1. Unconscionability. The
majority's analysis of the issue of unconscionability does not apply to the facts
of this case. In it's analysis of this issue, the
majority opinion holds that [w]here unconscionability is asserted under
West Virginia Code § 46A-2- 121 (1996) (Repl. Vol. 1999), the existence
of questions of fact regarding
whether the bargaining power was grossly
unequal and thereby rendered the transactions between the plaintiffs and
defendants unconscionable precludes the resolution of such claims through summary
judgment. Syl. pt. 4, in part (emphasis added). The majority goes on
to discuss the inequality between the bargaining positions of the Herrod's
as compared to First Security. While there may indeed have been such a disparity,
this analysis is irrelevant to the instant appeal as there were no issues pertaining
to First Security presented to this Court. The
only defendant remaining
in this case is Washtenaw.
(See
footnote 1) There is simply no evidence in this case that Washtenaw
engaged in any bargaining with the Herrods.

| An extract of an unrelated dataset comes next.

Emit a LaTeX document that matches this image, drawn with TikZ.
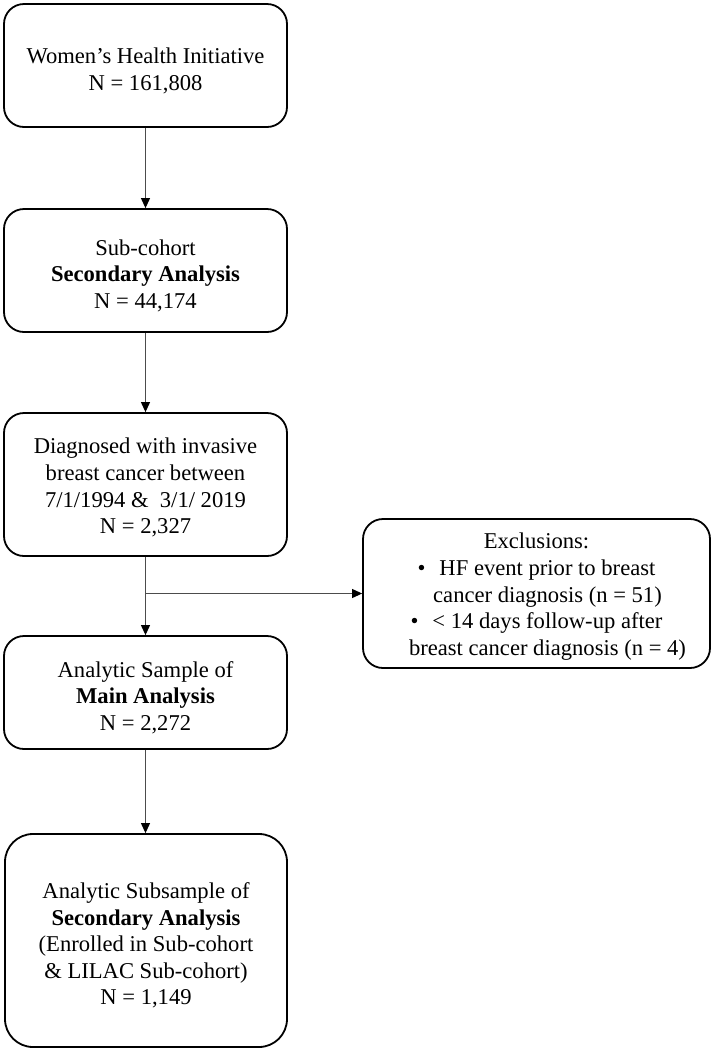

Rather, as the majority opinion
plainly acknowledges, the bargaining occurred between the Herrods and First
Security. Although Washtenaw was the lender in this case, it simply had no
direct contact with the Herrods. Because there was absolutely no bargaining
between the Herrods and Washtenaw, the Herrod's claim of unconscionability
against Washtenaw simply cannot stand. For this reason, I strongly believe
the circuit court was correct in granting summary judgment to Washtenaw on
this claim.
2. Joint
Venture, Agency or Conspiracy. The only evidence to support
the Herrod's claims of a joint venture, agency or conspiracy was the opinion
of the Herrod's expert witness, which was entirely speculative. Indeed, the
majority itself concedes that the evidence in the record on this issue
is inferential at best . . . . Maj. slip op. at 21.
In finding that the circuit court erred in granting summary judgement on this
issue, the majority ignores the fact that this Court has long recognized the
requirement for a minimum level of evidence to overcome a motion for summary
judgment. With respect to the burden placed on the non-moving party in order
to overcome a proper motion for summary judgment, we have held that
If
the moving party makes a properly supported motion for summary judgment and can
show by affirmative evidence that there is no genuine issue of a material fact,
the burden of production shifts to the nonmoving party who must either (1) rehabilitate
the evidence attacked by the moving party, (2) produce additional evidence showing
the existence of a genuine issue for trial, or (3) submit an affidavit explaining
why further discovery is necessary as provided in Rule 56(f) of the West Virginia
Rules of Civil Procedure.
Syl. pt. 3, Williams v. Precision Coil, Inc., 194 W. Va. 52, 459
S.E.2d 329 (1995). Moreover, this Court has repeatedly observed that the
party opposing summary judgment must satisfy the burden of proof by offering
more than a mere 'scintilla of evidence,' and must produce evidence sufficient
for a reasonable jury to find in a nonmoving party's favor. Painter
v. Peavy, 192 W. Va. 189, 192-3, 451 S.E.2d 755 758-59 (1994) (quoting Anderson
v. Liberty Lobby, Inc., 477 U.S. 242, 252, 106 S. Ct. 2505, 2512,
91 L. Ed. 2d 202, 214 (1986)). Accord Toth v. Board of
Parks and Recreation Comm'rs, 215 W. Va. 51, 56, 593
S.E.2d 576, 581 (2003); Bowers v. Wurzburg, 207 W. Va. 28, 41,
528 S.E.2d 475, 488 (1999) (Davis, J., dissenting); Gardner v. CSX Transp.,
Inc., 201 W. Va. 490, 497-98, 498 S.E.2d 473, 480-81 (1997); Jividen
v. Law, 194 W. Va. 705, 713, 461 S.E.2d 451, 459 (1995). In this case,
the Herrods failed to meet their burden of providing more than a mere scintilla
of evidence and, therefore, it is my view that the circuit court was correct
in granting summary judgment to Washtenaw on this claim.
For the foregoing reasons, I concur in part,
and respectfully dissent in part, from the majority opinion.
I am authorized to state that Justice Maynard joins me in this separate opinion.